Andrej Babiš heurte la mémoire rom
En visite à Varnsdorf au nord de la Bohême jeudi dernier, le ministre des Finances Andrej Babiš (ANO) s’est permis une déclaration offensante pour la mémoire du génocide tzigane. D’après ses propos, le camp de Lety n’a jamais été durant la Seconde Guerre mondiale qu’un camp de travail, et non pas un camp de concentration pour les Roms. Devant le tollé provoqué et les appels à sa démission, le milliardaire s’est excusé pour une phrase « sortie de son contexte » et a annoncé dimanche qu’il souhaitait récolter des fonds pour la construction d’un mémorial sur ce site qu’il entend visiter durant la semaine.
Tels sont les mots qu’auraient employés M Babiš, rapportés par un reporter-photographe du site aktuálně.cz.
La déclaration a provoqué de vives réactions. Et pour cause, sans même s’attarder sur le ton employé et sur les sous-entendues qu’elle suppose, elle est historiquement inexacte. Le camp de Lety, situé non loin de Písek en Bohême du Sud, a d’abord été un camp de travail avant de devenir un camp de concentration destiné à l’internement des Roms. C’est ce qu’a expliqué à la Télévision tchèque l’historien Dušan Slačka, qui travaille pour le Musée de la culture rom à Brno :
« Du point de vue des faits historiques, la situation est très claire. Entre 1940 et 1942, il s’agit d’un camp dit ‘de travail disciplinaire’. Des hommes, des forçats, y étaient enfermés pour trois à six mois pour y être ‘rééduqués par le travail’. Durant cette période, les Roms constituaient une proportion très faible des prisonniers, quelque chose comme 10%. A partir d’août 1942, s’ouvre une nouvelle phase du camp avec la fondation du dit ‘camp tzigane’, où sont enfermées des familles entières de Roms. Il y a des personnes âgées et quelques enfants. Le fait que les hommes étaient contraints au travail forcé ne signifie pas qu’il s’agit encore d’un camp de travail, puisque des familles entières y ont été internées. Elles l’ont été avec cet objectif que soit ‘résolue’ la dite ‘question tzigane’ puisqu’elles étaient ensuite envoyées à Auschwitz. » D’après Dušan Slačka, 90% de la population rom des pays tchèques n’a pas survécu à la Deuxième Guerre mondiale. A Lety, environ 1300 personnes de la communauté rom ont été internées ; 330 environ y ont trouvé la mort et 540 autres ont été transférées à Auschwitz.Il n’est donc guère étonnant que les propos de M. Babiš aient suscité l’indignation, par exemple chez le social-démocrate Jiří Dientsbier, le ministre en charge des droits de l’Homme, qui a même appelé à sa démission :
« La mise en cause de l’holocauste est inacceptable. Cela peut même faire l’objet de poursuites judiciaires. Il est très clair que dans une société civilisée, un tel individu n’a rien à faire dans des fonctions publiques. »

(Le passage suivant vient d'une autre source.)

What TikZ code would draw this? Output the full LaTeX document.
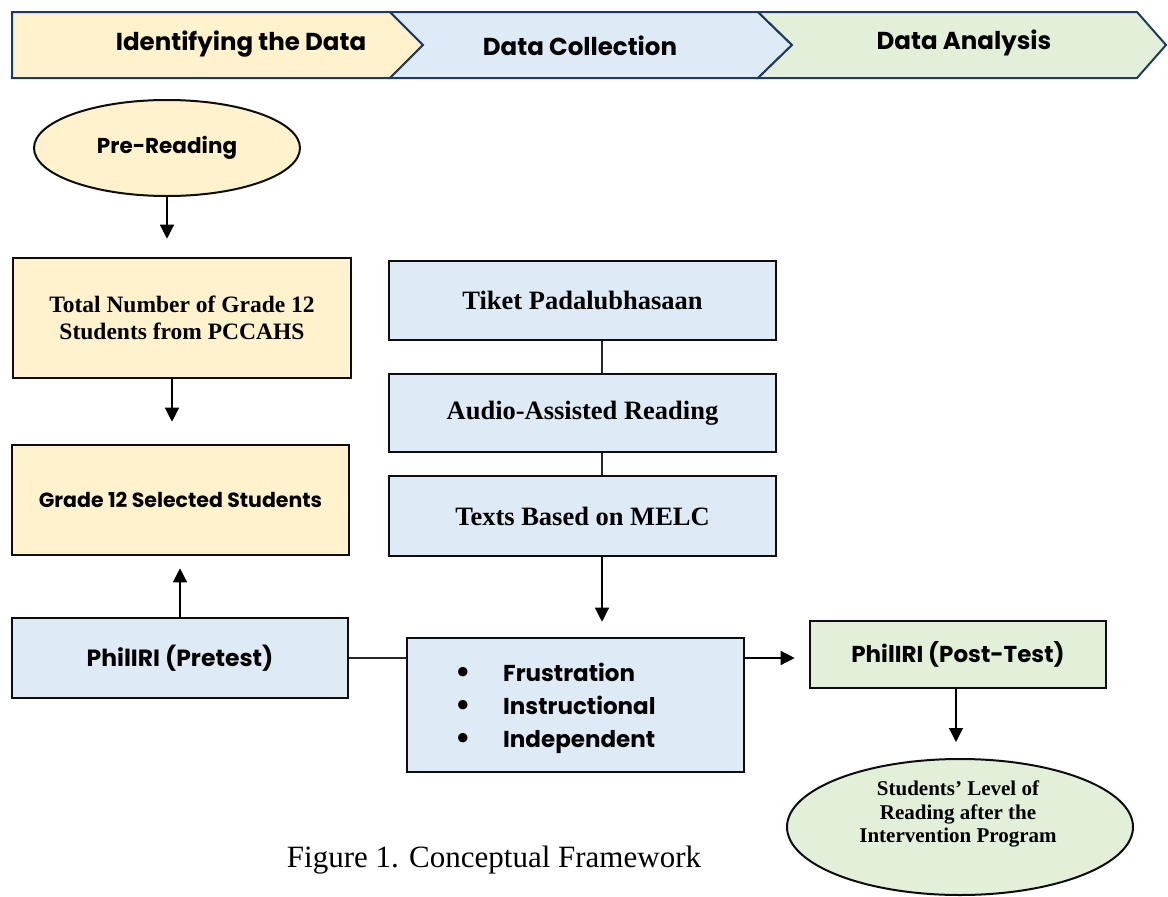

Le premier ministre Bohuslav Sobotka n’a pas été aussi loin et a simplement appelé M. Babiš à présenter ses excuses et à aller se recueillir à Lety. Le leader du mouvement ANO, évoquant toutefois des phrases « sorties de leur contexte » et utilisées politiquement à son encontre, s’est exécuté :« Si j’ai blessé certaines personnes, bien sûr je leur présente à toutes des excuses. Evidemment je condamne l’holocauste, je condamne les camps de concentration. »Le milliardaire a par ailleurs annoncé dimanche qu’il se rendrait sur le site de Lety au cours de la semaine. Il a maintenant le projet de lever des fonds pour acheter l’exploitation porcine située à sa proximité et y construire à la place un mémorial. Cette porcherie, en activité depuis plus de quarante ans, suscite l’ire de nombreuses organisations qui demandent régulièrement sa fermeture au nom de la mémoire rom. D’après M. Babiš, les mêmes qui le critiquent seraient ceux qui n’auraient rien fait depuis vingt ans pour obtenir cette fermeture.
Le site romea.cz rappelle de son côté que ce type de déclarations n’est pas nouveau. A l’été 2014, le député Tomio Okamura, connu pour ses positions anti-migrant, déclarait par exemple que le camp de Lety et celui de Hodonín en Moravie, qui avait la même fonction, étaient « des mensonges et des mythes ».